После таких событий Анатолий Дмитриевичу, конечно, ничего не оставалось, как передать социально опасного субъекта в руки медицинских работников для признания невменяемым. Что б и речи не шло ни о каких дальнейших квалификациях! — сурово подчеркнул дальновидный папа Толя. После пары месяцев пребывания в специализированной лечебнице, зловредный субъект впал в кому, и был срочно выписан, дабы не портить показатели образцовой больниц фактом своей кончины. Тут-то подлая натура поклонника «Городской магии» и проявилась во всей неприглядности.
Вместо того, что бы с миром упокоится, или, обрадовавшись выздоровлению, заняться честным трудом, тип нанял адвокатов и начал сточить письма в прессу, падкую на дешевые сенсации, и разнообразные инстанции, подобные «Международной амнистии», в которых жаловался на жестокое обращение и суровые условия содержания, лишившие его здоровья — физического и душевного. Папу Толю просто измучили разнообразные комиссии, проверки и инстанции. Но, и с этими тяготами Анатолий Дмитриевич успешно справился бы — ведь, он человек старой закалки, с любым найдет общий язык!
Так нет же — теперь пресловутый Сергей Олегович Головатин — именно так зовут неугомонного экс-уголовника — сколотил общественную организацию, нанял каких-то заезжих политологов и проталкивает в депутаты своего адвоката бывшего следователя областной прокуратуры Костика Монакова. Разгильдяя, бабника и двоечника — между прочим. Папа Толя может с полным правовом так говорить, потому что знает Костика с молодых ногтей, и в академии УВД их даже путали из-за внешнего сходства — ан, поди ж ты… Выдвигаются вот в депутаты по одному и тому же округу.
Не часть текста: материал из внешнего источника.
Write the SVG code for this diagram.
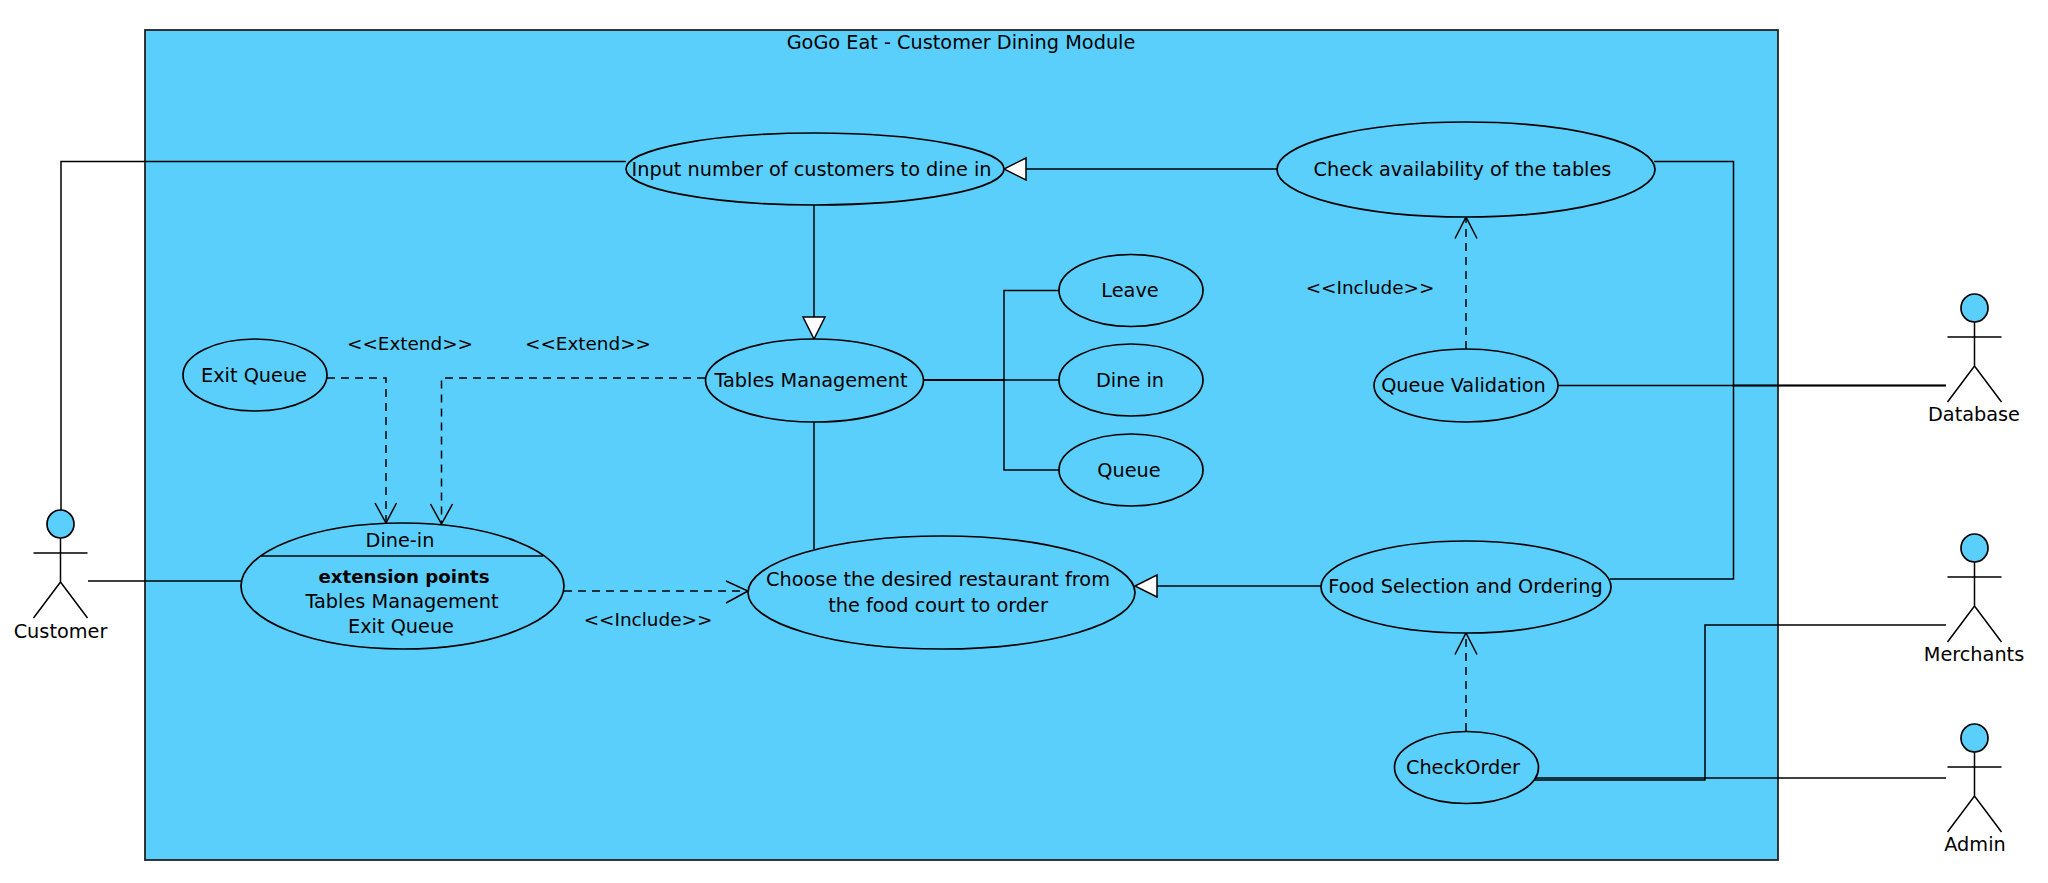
<svg xmlns="http://www.w3.org/2000/svg" width="2048" height="883" viewBox="0 0 2048 883">
<style>
text{font-family:"DejaVu Sans","Liberation Sans",sans-serif;font-size:19.300px;fill:#000;text-anchor:middle}
.b{font-weight:bold;font-size:18.200px}
.s{font-size:18.400px}
.n{fill:#5ACFFC;stroke:#000;stroke-width:1.700}
.l{fill:none;stroke:#000;stroke-width:1.500}
.d{fill:none;stroke:#000;stroke-width:1.500;stroke-dasharray:8 6}
.o{fill:none;stroke:#000;stroke-width:1.500}
.t{fill:#fff;stroke:#000;stroke-width:1.500}
</style>
<defs>
<g id="stick"><ellipse class="n" cx="0" cy="14" rx="13.500" ry="14"/><path class="l" d="M-27 43H27M0 28V72M-27 108L0 72L27 108"/></g>
</defs>
<rect id="boundary" x="145" y="30" width="1633" height="830" fill="#5ACFFC" stroke="#222" stroke-width="1.800"/>
<text x="961" y="49">GoGo Eat - Customer Dining Module</text>
<g id="connectors">
<path class="l" d="M626 161.500H61V510"/>
<path class="l" d="M88 581H241"/>
<path class="l" d="M814 205V318"/><path class="t" d="M803 317H825L814 339Z"/>
<path class="l" d="M1277 169H1026"/><path class="t" d="M1026 158V180L1004 169Z"/>
<path class="l" d="M814 422V549"/>
<path class="l" d="M924 380H1004V290.500H1059"/><path class="l" d="M924 380H1059"/><path class="l" d="M924 380H1004V470H1059"/>
<path class="d" d="M327 378H386V523"/><path class="o" d="M375 503L386 523L396.500 503"/>
<path class="d" d="M705 378H441.500V524"/><path class="o" d="M430.500 504L441.500 524L452.500 504"/>
<path class="d" d="M564 591H748"/><path class="o" d="M726 581L748 591L726 603"/>
<path class="d" d="M1466 349V217"/><path class="o" d="M1455 238.500L1466 217L1477 238.500"/>
<path class="d" d="M1466 731V633"/><path class="o" d="M1455 654.500L1466 633L1477 654.500"/>
<path class="l" d="M1320.500 586H1157"/><path class="t" d="M1157 575V597L1135 586Z"/>
<path class="l" d="M1654 161.500H1733.500V385.500H1946"/>
<path class="l" d="M1610 579H1733.500V385.500H1946"/>
<path class="l" d="M1558 385.500H1946"/>
<path class="l" d="M1534 780H1705V625H1946"/>
<path class="l" d="M1534 778H1946"/>
</g>
<g id="input"><ellipse class="n" cx="815" cy="169" rx="189" ry="36"/><text x="811.500" y="176">Input number of customers to dine in</text></g>
<g id="tables"><ellipse class="n" cx="814.500" cy="380.500" rx="109" ry="41.500"/><text x="811" y="387">Tables Management</text></g>
<g id="exit"><ellipse class="n" cx="255" cy="375" rx="72" ry="36"/><text x="254" y="382">Exit Queue</text></g>
<g id="check"><ellipse class="n" cx="1466" cy="169.500" rx="189" ry="47.500"/><text x="1462.500" y="176">Check availability of the tables</text></g>
<g id="leave"><ellipse class="n" cx="1131" cy="290.500" rx="72" ry="36"/><text x="1130" y="297">Leave</text></g>
<g id="dinein2"><ellipse class="n" cx="1131" cy="380" rx="72" ry="36"/><text x="1130" y="387">Dine in</text></g>
<g id="queue"><ellipse class="n" cx="1131" cy="470" rx="72" ry="36"/><text x="1129" y="477">Queue</text></g>
<g id="validation"><ellipse class="n" cx="1466" cy="385.500" rx="92" ry="36.500"/><text x="1463.500" y="392">Queue Validation</text></g>
<g id="food"><ellipse class="n" cx="1466" cy="587" rx="145" ry="46"/><text x="1465.500" y="593">Food Selection and Ordering</text></g>
<g id="checkorder"><ellipse class="n" cx="1466.500" cy="767.500" rx="72" ry="36"/><text x="1463" y="774">CheckOrder</text></g>
<g id="dinein"><ellipse class="n" cx="402.500" cy="586" rx="161.500" ry="63"/><path class="l" d="M261 556H543"/>
<text x="400" y="547">Dine-in</text><text class="b" x="404" y="583">extension points</text><text x="402" y="608">Tables Management</text><text x="401" y="633">Exit Queue</text></g>
<g id="choose"><ellipse class="n" cx="941.500" cy="592.500" rx="193.500" ry="56.500"/><text x="938" y="586">Choose the desired restaurant from</text><text x="938" y="612">the food court to order</text></g>
<g id="customer"><use href="#stick" x="60.500" y="510"/><text x="60.500" y="638">Customer</text></g>
<g id="database"><use href="#stick" x="1974.500" y="294"/><text x="1974" y="421">Database</text></g>
<g id="merchants"><use href="#stick" x="1974.500" y="534"/><text x="1974" y="661">Merchants</text></g>
<g id="admin"><use href="#stick" x="1974.500" y="724"/><text x="1975" y="851">Admin</text></g>
<text class="s" x="410" y="350">&lt;&lt;Extend&gt;&gt;</text>
<text class="s" x="588" y="350">&lt;&lt;Extend&gt;&gt;</text>
<text class="s" x="1370" y="294">&lt;&lt;Include&gt;&gt;</text>
<text class="s" x="648" y="626">&lt;&lt;Include&gt;&gt;</text>
</svg>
Ну и конечно, Кастанеда, насмотревшись американских фильмов про окружных прокуроров и начитавшись поучительных статей в сомнительных газет, с дружками из продажной молодой генерации, всему этому безобразию потворствует! — папа Толя громко стукнул по столу ладонью, как бы поставив последнюю точку в своей печальной истории.